(Data items)
——

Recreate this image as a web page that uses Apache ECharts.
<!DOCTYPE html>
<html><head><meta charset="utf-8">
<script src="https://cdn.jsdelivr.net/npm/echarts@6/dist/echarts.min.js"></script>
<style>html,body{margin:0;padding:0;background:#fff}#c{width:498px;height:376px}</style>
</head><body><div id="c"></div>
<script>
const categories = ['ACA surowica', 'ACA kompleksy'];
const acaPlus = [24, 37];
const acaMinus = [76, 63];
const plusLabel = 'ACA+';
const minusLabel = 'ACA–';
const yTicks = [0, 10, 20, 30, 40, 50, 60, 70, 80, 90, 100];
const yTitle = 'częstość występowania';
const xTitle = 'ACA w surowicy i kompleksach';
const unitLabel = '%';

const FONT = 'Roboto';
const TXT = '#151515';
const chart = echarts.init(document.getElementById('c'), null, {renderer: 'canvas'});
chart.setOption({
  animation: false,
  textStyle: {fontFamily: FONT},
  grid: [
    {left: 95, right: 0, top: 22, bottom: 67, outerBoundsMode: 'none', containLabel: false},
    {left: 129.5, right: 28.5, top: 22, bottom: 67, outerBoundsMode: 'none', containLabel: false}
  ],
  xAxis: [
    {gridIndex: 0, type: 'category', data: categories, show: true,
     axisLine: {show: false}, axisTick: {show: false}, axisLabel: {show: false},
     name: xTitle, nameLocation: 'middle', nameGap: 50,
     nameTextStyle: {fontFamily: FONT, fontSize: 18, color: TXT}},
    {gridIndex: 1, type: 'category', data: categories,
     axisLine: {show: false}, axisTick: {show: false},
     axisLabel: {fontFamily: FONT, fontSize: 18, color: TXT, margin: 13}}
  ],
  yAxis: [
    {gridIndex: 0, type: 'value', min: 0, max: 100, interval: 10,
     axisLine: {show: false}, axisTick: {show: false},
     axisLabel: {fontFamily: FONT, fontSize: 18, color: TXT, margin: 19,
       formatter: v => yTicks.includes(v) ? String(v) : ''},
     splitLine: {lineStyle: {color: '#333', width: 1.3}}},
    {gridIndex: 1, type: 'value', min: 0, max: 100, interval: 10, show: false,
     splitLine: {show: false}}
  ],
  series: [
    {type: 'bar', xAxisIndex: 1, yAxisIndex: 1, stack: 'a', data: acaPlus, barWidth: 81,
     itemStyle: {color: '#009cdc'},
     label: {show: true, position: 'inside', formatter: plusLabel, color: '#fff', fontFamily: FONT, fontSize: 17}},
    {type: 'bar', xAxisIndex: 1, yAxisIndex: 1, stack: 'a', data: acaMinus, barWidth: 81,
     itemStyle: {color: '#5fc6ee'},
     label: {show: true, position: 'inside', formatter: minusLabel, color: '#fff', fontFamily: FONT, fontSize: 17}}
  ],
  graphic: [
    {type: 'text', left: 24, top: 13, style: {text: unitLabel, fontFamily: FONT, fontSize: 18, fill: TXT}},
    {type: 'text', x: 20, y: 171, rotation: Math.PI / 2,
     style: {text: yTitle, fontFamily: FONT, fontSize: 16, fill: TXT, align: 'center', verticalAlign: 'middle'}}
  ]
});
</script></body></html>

——

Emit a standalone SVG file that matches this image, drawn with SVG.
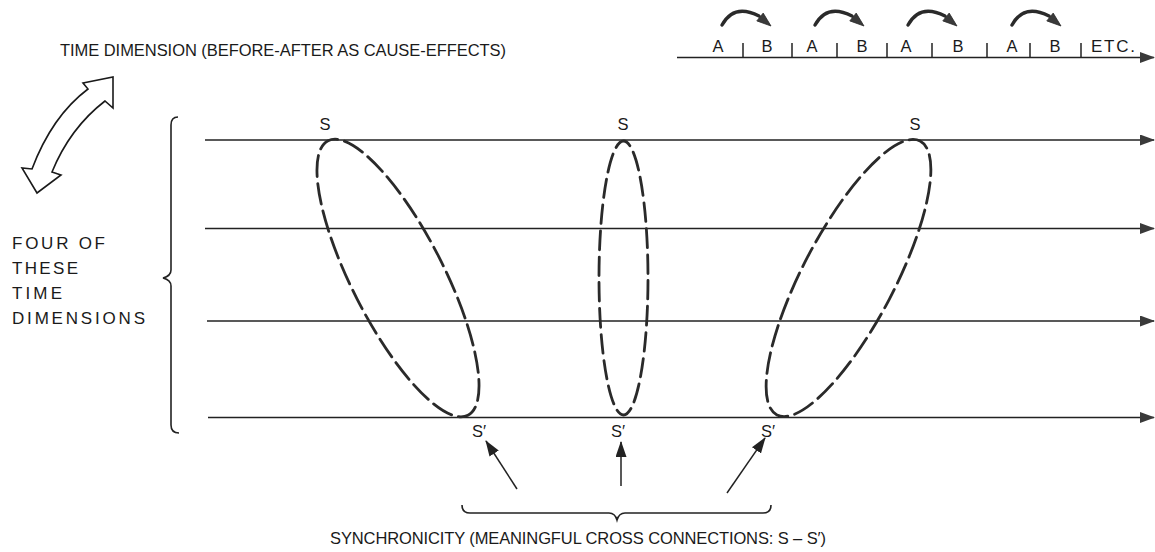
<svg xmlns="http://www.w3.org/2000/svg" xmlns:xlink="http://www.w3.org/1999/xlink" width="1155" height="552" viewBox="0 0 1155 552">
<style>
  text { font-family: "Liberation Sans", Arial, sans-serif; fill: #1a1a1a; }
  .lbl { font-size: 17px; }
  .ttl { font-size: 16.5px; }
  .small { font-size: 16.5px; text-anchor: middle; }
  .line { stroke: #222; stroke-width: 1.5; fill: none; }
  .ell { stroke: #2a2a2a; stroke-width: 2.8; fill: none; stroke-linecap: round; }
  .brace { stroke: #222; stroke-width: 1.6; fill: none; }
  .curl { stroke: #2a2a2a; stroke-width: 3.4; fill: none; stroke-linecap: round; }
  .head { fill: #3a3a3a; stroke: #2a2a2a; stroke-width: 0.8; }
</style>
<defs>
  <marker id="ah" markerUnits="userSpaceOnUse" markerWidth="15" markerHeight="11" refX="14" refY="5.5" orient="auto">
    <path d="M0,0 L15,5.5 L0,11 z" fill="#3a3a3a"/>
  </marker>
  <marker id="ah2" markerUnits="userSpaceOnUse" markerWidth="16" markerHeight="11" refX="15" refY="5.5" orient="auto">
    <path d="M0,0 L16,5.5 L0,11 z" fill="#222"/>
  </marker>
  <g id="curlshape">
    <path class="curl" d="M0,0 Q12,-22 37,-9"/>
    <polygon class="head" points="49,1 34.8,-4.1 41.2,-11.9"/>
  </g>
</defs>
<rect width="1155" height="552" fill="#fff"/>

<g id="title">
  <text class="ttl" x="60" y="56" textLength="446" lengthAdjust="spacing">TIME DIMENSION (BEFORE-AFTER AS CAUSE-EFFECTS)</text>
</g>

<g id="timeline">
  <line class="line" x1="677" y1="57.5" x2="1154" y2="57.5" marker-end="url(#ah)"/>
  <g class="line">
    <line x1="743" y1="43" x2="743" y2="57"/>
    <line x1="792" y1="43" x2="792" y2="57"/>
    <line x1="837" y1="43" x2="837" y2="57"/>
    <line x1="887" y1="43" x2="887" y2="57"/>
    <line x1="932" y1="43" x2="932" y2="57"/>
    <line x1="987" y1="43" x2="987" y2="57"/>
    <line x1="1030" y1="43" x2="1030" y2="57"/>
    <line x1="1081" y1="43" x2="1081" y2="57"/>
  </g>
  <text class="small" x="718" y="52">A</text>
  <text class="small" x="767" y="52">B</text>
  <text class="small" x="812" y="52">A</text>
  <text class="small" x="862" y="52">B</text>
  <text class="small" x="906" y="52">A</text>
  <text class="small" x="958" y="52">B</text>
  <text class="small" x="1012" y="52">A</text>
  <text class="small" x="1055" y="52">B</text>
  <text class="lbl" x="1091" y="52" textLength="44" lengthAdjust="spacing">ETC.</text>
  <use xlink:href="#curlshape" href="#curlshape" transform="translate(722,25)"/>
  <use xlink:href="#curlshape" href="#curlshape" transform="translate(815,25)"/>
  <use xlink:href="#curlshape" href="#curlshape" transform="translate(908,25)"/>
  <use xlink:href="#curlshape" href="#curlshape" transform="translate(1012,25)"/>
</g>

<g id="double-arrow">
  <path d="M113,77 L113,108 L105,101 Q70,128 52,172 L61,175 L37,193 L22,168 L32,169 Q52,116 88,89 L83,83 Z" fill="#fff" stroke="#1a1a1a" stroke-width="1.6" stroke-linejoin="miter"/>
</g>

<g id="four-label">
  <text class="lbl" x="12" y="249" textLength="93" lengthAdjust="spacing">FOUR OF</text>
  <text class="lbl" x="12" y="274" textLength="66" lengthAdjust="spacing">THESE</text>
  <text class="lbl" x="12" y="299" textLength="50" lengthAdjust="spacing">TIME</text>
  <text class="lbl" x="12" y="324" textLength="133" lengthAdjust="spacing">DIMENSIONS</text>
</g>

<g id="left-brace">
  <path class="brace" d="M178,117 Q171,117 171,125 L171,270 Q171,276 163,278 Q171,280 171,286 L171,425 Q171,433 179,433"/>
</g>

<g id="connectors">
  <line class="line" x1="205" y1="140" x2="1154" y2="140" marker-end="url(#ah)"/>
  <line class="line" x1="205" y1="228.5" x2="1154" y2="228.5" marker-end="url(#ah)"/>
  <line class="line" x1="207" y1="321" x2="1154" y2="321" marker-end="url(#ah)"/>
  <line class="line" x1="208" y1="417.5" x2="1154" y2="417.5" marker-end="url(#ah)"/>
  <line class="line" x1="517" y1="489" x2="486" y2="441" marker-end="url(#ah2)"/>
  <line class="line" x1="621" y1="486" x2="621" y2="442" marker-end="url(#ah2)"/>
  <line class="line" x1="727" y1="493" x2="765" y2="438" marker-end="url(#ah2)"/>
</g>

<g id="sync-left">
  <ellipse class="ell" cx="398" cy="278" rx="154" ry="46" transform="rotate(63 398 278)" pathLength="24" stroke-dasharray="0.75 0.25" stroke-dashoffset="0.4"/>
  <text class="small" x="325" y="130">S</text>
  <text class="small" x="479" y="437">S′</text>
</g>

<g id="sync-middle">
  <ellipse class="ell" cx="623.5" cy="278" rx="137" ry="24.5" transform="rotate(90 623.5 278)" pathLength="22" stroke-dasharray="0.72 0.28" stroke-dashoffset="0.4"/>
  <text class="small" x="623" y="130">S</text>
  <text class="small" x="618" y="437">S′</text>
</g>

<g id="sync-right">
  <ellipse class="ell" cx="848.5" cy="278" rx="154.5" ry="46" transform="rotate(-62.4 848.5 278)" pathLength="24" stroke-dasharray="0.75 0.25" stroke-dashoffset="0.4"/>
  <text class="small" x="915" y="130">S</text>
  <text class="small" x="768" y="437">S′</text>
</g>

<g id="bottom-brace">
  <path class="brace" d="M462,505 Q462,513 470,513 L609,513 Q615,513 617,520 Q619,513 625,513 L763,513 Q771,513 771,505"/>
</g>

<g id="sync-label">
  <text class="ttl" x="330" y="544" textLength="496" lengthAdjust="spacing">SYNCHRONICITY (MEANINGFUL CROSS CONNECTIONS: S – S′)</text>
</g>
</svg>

——

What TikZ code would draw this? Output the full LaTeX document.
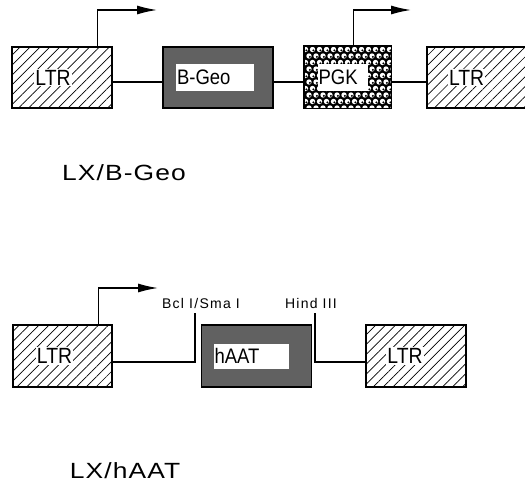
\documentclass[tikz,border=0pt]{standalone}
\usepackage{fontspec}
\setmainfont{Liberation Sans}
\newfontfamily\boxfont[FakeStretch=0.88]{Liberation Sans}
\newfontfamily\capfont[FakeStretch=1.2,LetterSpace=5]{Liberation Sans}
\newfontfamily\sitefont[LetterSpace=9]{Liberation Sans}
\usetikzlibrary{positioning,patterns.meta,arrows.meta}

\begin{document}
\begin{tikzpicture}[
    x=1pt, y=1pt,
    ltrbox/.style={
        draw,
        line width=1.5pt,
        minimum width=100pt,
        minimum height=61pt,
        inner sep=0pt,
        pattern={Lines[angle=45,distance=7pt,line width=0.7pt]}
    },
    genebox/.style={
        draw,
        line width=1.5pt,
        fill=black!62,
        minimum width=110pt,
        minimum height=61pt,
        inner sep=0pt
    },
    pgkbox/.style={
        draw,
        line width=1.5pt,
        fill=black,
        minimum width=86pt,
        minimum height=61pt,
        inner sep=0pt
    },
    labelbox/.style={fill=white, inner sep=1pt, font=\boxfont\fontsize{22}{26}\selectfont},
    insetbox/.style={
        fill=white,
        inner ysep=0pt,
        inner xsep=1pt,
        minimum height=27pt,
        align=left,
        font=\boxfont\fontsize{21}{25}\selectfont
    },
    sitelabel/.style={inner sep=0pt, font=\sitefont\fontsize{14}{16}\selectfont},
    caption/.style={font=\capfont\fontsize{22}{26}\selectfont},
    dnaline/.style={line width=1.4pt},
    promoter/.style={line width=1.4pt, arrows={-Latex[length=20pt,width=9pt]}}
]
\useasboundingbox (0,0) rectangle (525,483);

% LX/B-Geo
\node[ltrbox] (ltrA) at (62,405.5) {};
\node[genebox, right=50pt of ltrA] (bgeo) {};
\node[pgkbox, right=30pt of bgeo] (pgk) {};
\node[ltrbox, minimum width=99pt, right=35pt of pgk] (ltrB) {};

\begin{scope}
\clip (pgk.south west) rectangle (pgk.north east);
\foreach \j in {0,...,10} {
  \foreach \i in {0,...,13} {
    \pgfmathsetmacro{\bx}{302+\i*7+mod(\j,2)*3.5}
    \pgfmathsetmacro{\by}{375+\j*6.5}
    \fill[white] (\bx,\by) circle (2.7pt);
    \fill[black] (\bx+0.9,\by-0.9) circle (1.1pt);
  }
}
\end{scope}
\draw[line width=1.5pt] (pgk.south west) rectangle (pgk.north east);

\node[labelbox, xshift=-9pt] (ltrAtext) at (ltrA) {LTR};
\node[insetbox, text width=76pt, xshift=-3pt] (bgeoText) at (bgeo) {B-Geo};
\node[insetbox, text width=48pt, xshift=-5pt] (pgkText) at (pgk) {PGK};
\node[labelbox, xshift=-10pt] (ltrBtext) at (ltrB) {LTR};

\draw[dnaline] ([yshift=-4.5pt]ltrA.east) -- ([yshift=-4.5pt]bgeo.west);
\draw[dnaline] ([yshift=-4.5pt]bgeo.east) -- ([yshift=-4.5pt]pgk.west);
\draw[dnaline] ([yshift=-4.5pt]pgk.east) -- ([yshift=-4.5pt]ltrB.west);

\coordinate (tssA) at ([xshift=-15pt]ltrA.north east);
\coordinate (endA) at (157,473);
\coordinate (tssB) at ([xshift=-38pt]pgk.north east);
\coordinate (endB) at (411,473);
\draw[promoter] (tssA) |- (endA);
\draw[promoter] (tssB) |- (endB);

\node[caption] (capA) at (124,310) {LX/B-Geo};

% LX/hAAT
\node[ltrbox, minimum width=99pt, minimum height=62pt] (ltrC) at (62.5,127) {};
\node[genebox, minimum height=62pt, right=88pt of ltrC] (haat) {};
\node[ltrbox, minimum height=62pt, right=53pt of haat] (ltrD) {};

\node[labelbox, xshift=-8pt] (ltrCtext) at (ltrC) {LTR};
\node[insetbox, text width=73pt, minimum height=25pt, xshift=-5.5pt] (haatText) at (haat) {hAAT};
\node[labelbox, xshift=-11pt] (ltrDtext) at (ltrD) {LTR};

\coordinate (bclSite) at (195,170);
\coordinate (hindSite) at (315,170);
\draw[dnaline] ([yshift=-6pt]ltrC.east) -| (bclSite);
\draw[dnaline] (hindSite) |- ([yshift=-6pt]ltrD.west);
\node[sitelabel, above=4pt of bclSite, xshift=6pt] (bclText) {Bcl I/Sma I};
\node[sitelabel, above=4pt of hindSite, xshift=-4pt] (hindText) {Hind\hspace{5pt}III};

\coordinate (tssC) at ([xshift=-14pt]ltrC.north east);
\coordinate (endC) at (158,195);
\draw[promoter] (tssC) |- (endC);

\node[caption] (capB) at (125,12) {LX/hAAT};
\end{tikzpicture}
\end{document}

——

(Task brief) Start at the line containing "What TikZ code" and stop at the line containing "(0,0) rectangle (525,483);"; transcribe those lines exactly, skipping pictures.

(Result for this exercise)
What TikZ code would draw this? Output the full LaTeX document.
\documentclass[tikz,border=0pt]{standalone}
\usepackage{fontspec}
\setmainfont{Liberation Sans}
\newfontfamily\boxfont[FakeStretch=0.88]{Liberation Sans}
\newfontfamily\capfont[FakeStretch=1.2,LetterSpace=5]{Liberation Sans}
\newfontfamily\sitefont[LetterSpace=9]{Liberation Sans}
\usetikzlibrary{positioning,patterns.meta,arrows.meta}

\begin{document}
\begin{tikzpicture}[
    x=1pt, y=1pt,
    ltrbox/.style={
        draw,
        line width=1.5pt,
        minimum width=100pt,
        minimum height=61pt,
        inner sep=0pt,
        pattern={Lines[angle=45,distance=7pt,line width=0.7pt]}
    },
    genebox/.style={
        draw,
        line width=1.5pt,
        fill=black!62,
        minimum width=110pt,
        minimum height=61pt,
        inner sep=0pt
    },
    pgkbox/.style={
        draw,
        line width=1.5pt,
        fill=black,
        minimum width=86pt,
        minimum height=61pt,
        inner sep=0pt
    },
    labelbox/.style={fill=white, inner sep=1pt, font=\boxfont\fontsize{22}{26}\selectfont},
    insetbox/.style={
        fill=white,
        inner ysep=0pt,
        inner xsep=1pt,
        minimum height=27pt,
        align=left,
        font=\boxfont\fontsize{21}{25}\selectfont
    },
    sitelabel/.style={inner sep=0pt, font=\sitefont\fontsize{14}{16}\selectfont},
    caption/.style={font=\capfont\fontsize{22}{26}\selectfont},
    dnaline/.style={line width=1.4pt},
    promoter/.style={line width=1.4pt, arrows={-Latex[length=20pt,width=9pt]}}
]
\useasboundingbox (0,0) rectangle (525,483);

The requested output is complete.